(SHORT PROBLEM)
Print the records below exactly, starting at the first line and stopping after the line that contains "false, true, true];". Leave out any pictures.

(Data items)
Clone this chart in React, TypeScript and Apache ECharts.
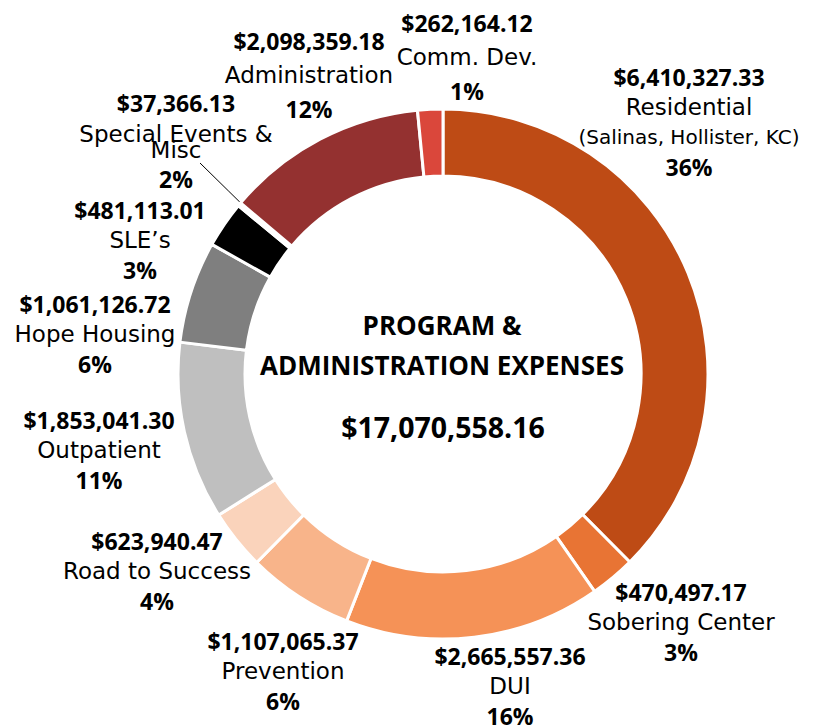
import React, { useEffect, useRef } from "react";
import * as echarts from "echarts";

// ---- data ----
const categories = [
  "Residential\n(Salinas, Hollister, KC)",
  "Sobering Center",
  "DUI",
  "Prevention",
  "Road to Success",
  "Outpatient",
  "Hope Housing",
  "SLE\u2019s",
  "Special Events &\nMisc",
  "Administration",
  "Comm. Dev.",
];
const amounts = [
  6410327.33, 470497.17, 2665557.36, 1107065.37, 623940.47, 1853041.3,
  1061126.72, 481113.01, 37366.13, 2098359.18, 262164.12,
];
const percentLabels = ["36%", "3%", "16%", "6%", "4%", "11%", "6%", "3%", "2%", "12%", "1%"];
const totalLabel = "$17,070,558.16";
const titleLines = ["PROGRAM &", "ADMINISTRATION EXPENSES"];

// ---- styling / layout ----
const colors = [
  "#BE4B15", "#E87434", "#F59257", "#F8B48A", "#FAD3BB", "#BFBFBF",
  "#7F7F7F", "#000000", "#FFFFFF", "#943130", "#DA473B",
];
const labelX = [689, 681, 510, 283, 157, 99, 95, 140, 176, 309, 467];
const labelY = [122, 622, 686, 671, 571, 450, 334, 240, 142, 75, 57];
const wideSpacing = [false, false, false, false, false, false, false, false, false, true, true];

const BOLD_FONT = "'Open Sans', 'Noto Sans', sans-serif";
const REG_FONT = "'DejaVu Sans', 'Noto Sans', sans-serif";
const VAL_SIZE = 23;
const NAME_SIZE = 23;

const fmtMoney = (v: number) =>
  "$" + v.toLocaleString("en-US", { minimumFractionDigits: 2, maximumFractionDigits: 2 });

export default function App() {
  const ref = useRef<HTMLDivElement>(null);
  useEffect(() => {
    if (!ref.current) return;
    const chart = echarts.init(ref.current, null, { renderer: "svg" });
    const cx = 443;
    const cy = 374;
    const rOuter = 265;
    const rInner = 198;

    const rich: any = {};
    const mk = (lh: number, suffix: string) => {
      rich["v" + suffix] = { fontFamily: BOLD_FONT, fontWeight: "bold", fontSize: VAL_SIZE, lineHeight: lh, color: "#000" };
      rich["n" + suffix] = { fontFamily: REG_FONT, fontWeight: "normal", fontSize: NAME_SIZE, lineHeight: lh, color: "#000" };
      rich["s" + suffix] = { fontFamily: REG_FONT, fontWeight: "normal", fontSize: 20, lineHeight: lh, color: "#000" };
      rich["p" + suffix] = { fontFamily: BOLD_FONT, fontWeight: "bold", fontSize: VAL_SIZE, lineHeight: lh, color: "#000" };
    };
    mk(30, "");
    mk(34, "W");
    // Special Events custom spacing
    rich.vS = { fontFamily: BOLD_FONT, fontWeight: "bold", fontSize: VAL_SIZE, lineHeight: 42, color: "#000" };
    rich.nS = { fontFamily: REG_FONT, fontSize: NAME_SIZE, lineHeight: 20, color: "#000" };
    rich.mS = { fontFamily: REG_FONT, fontSize: NAME_SIZE, lineHeight: 12, color: "#000" };
    rich.pS = { fontFamily: BOLD_FONT, fontWeight: "bold", fontSize: VAL_SIZE, lineHeight: 46, color: "#000" };

    const data = categories.map((name, i) => {
      const item: any = {
        name,
        value: amounts[i],
        itemStyle: { color: colors[i] },
      };
      if (i === 8) {
        item.labelLine = { show: true, lineStyle: { color: "#000", width: 1 } };
      }
      return item;
    });

    const formatter = (p: any) => {
      const i = p.dataIndex;
      const lines = categories[i].split("\n");
      if (i === 8) {
        return [
          `{vS|${fmtMoney(amounts[i])}}`,
          `{nS|${lines[0]}}`,
          `{mS|${lines[1]}}`,
          `{pS|${percentLabels[i]}}`,
        ].join("\n");
      }
      const s = wideSpacing[i] ? "W" : "";
      return [
        `{v${s}|${fmtMoney(amounts[i])}}`,
        ...lines.map((l, j) => (j === 0 ? `{n${s}|${l}}` : `{s${s}|${l}}`)),
        `{p${s}|${percentLabels[i]}}`,
      ].join("\n");
    };

    chart.setOption({
      animation: false,
      backgroundColor: "#ffffff",
      series: [
        {
          type: "pie",
          center: [cx, cy],
          radius: [rInner, rOuter],
          startAngle: 90,
          clockwise: true,
          avoidLabelOverlap: false,
          minAngle: 0,
          itemStyle: { borderColor: "#ffffff", borderWidth: 3 },
          label: {
            show: true,
            position: "outside",
            formatter,
            rich,
            align: "center",
          },
          labelLine: { show: false },
          emphasis: { disabled: true },
          labelLayout: (params: any) => {
            const i = params.dataIndex;
            const res: any = {
              x: labelX[i],
              y: labelY[i],
              align: "center",
              verticalAlign: "middle",
            };
            if (i === 8 && params.labelLinePoints) {
              const p0 = params.labelLinePoints[0];
              const k = 243 / rOuter;
              const start = [cx + (p0[0] - cx) * k, cy + (p0[1] - cy) * k];
              const end = [200, 163];
              res.labelLinePoints = [start, [(start[0] + end[0]) / 2, (start[1] + end[1]) / 2], end];
            }
            return res;
          },
          data,
        },
      ],
      graphic: [
        {
          type: "text",
          x: cx - 1,
          y: 325,
          style: {
            text: titleLines[0],
            fill: "#000",
            font: `bold 26px ${BOLD_FONT}`,
            align: "center",
            verticalAlign: "middle",
          },
        },
        {
          type: "text",
          x: cx - 1,
          y: 365,
          style: {
            text: titleLines[1],
            fill: "#000",
            font: `bold 26px ${BOLD_FONT}`,
            align: "center",
            verticalAlign: "middle",
          },
        },
        {
          type: "text",
          x: cx,
          y: 427,
          style: {
            text: totalLabel,
            fill: "#000",
            font: `bold 28.5px ${BOLD_FONT}`,
            align: "center",
            verticalAlign: "middle",
          },
        },
      ],
    });
    return () => chart.dispose();
  }, []);
  return (
    <div
      ref={ref}
      style={{ position: "fixed", left: 0, top: 0, width: 813, height: 725 }}
    />
  );
}
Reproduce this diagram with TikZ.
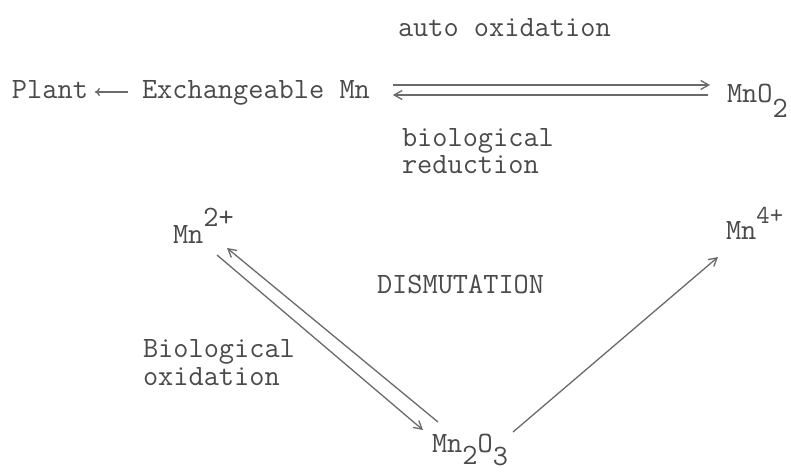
\documentclass[tikz,border=0pt]{standalone}
\usetikzlibrary{arrows.meta,calc}
\definecolor{ink}{HTML}{4A4A4A}
\definecolor{lineink}{HTML}{6A6A6A}
\tikzset{
  lbl/.style={anchor=base west, inner sep=0pt, outer sep=0pt, text=ink,
    font=\ttfamily\fontsize{29.5}{34}\selectfont},
  arr/.style={draw=lineink, line width=1.3pt,
    -{Straight Barb[length=8pt,width=9pt,line width=1.3pt]}},
  plantarr/.style={draw=lineink, line width=1.4pt,
    -{To[length=5pt,width=8pt]}}
}
\newcommand{\dn}[2]{\raisebox{-#1pt}{#2}}
\begin{document}
\begin{tikzpicture}[x=1pt,y=-1pt]
\useasboundingbox (0,0) rectangle (791,472);
\fill[white] (0,0) rectangle (791,472);
% texts
\node[lbl] (auto) at (398,36) {auto oxidation};
\node[lbl] (Plant) at (12,98) {Plant};
\node[lbl] (Exch) at (142,98) {Exchangeable Mn};
\node[lbl] (MnO2) at (727,102) {MnO\dn{15}{2}};
\node[lbl] (bio) at (402,146) {biological};
\node[lbl] (red) at (402,173) {reduction};
\node[lbl] (Mn2) at (173,243) {Mn\raisebox{17pt}{2+}};
\node[lbl] (Mn4) at (726,239) {Mn\raisebox{16pt}{\fontsize{26}{30}\selectfont 4+}};
\node[lbl] (dis) at (377,293) {DISMUTATION};
\node[lbl] (Bio) at (143,357) {Biological};
\node[lbl] (oxi) at (143,385) {oxidation};
\node[lbl] (M23) at (432,452) {Mn\dn{12}{2}O\dn{13}{3}};
% connectors
\draw[plantarr] ($(Exch.base west)+(-14,-6)$) -- ($(Plant.base east)+(7,-6)$);
\draw[arr] ($(Exch.base east)+(23,-13)$) -- ($(MnO2.base west)+(-17,-17)$);
\draw[arr] ($(MnO2.base west)+(-19,-7)$) -- ($(Exch.base east)+(23,-3)$);
\draw[arr] ($(M23.base west)+(6,-30)$) -- ($(Mn2.base west)+(54,5)$);
\draw[arr] ($(Mn2.base west)+(44,12)$) -- ($(M23.base west)+(-9,-22)$);
\draw[arr] ($(M23.base west)+(81,-20)$) -- ($(Mn4.base west)+(-8,18)$);
\end{tikzpicture}
\end{document}
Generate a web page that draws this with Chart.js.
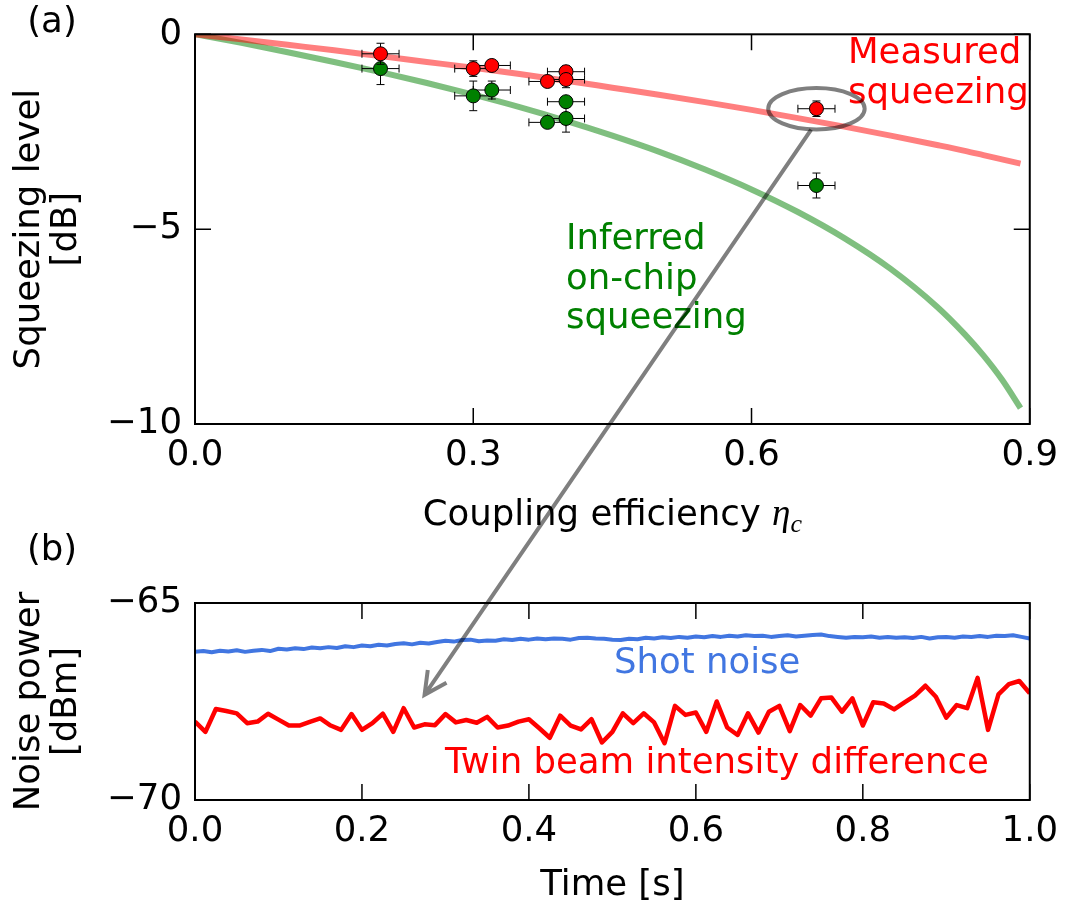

(RESULT FOR THIS TASK)
Clone this chart in React, TypeScript and Apache ECharts.
import React, { useEffect, useRef } from "react";
import * as echarts from "echarts";

// ---- data ----
const categories = [
  "Residential\n(Salinas, Hollister, KC)",
  "Sobering Center",
  "DUI",
  "Prevention",
  "Road to Success",
  "Outpatient",
  "Hope Housing",
  "SLE\u2019s",
  "Special Events &\nMisc",
  "Administration",
  "Comm. Dev.",
];
const amounts = [
  6410327.33, 470497.17, 2665557.36, 1107065.37, 623940.47, 1853041.3,
  1061126.72, 481113.01, 37366.13, 2098359.18, 262164.12,
];
const percentLabels = ["36%", "3%", "16%", "6%", "4%", "11%", "6%", "3%", "2%", "12%", "1%"];
const totalLabel = "$17,070,558.16";
const titleLines = ["PROGRAM &", "ADMINISTRATION EXPENSES"];

// ---- styling / layout ----
const colors = [
  "#BE4B15", "#E87434", "#F59257", "#F8B48A", "#FAD3BB", "#BFBFBF",
  "#7F7F7F", "#000000", "#FFFFFF", "#943130", "#DA473B",
];
const labelX = [689, 681, 510, 283, 157, 99, 95, 140, 176, 309, 467];
const labelY = [122, 622, 686, 671, 571, 450, 334, 240, 142, 75, 57];
const wideSpacing = [false, false, false, false, false, false, false, false, false, true, true];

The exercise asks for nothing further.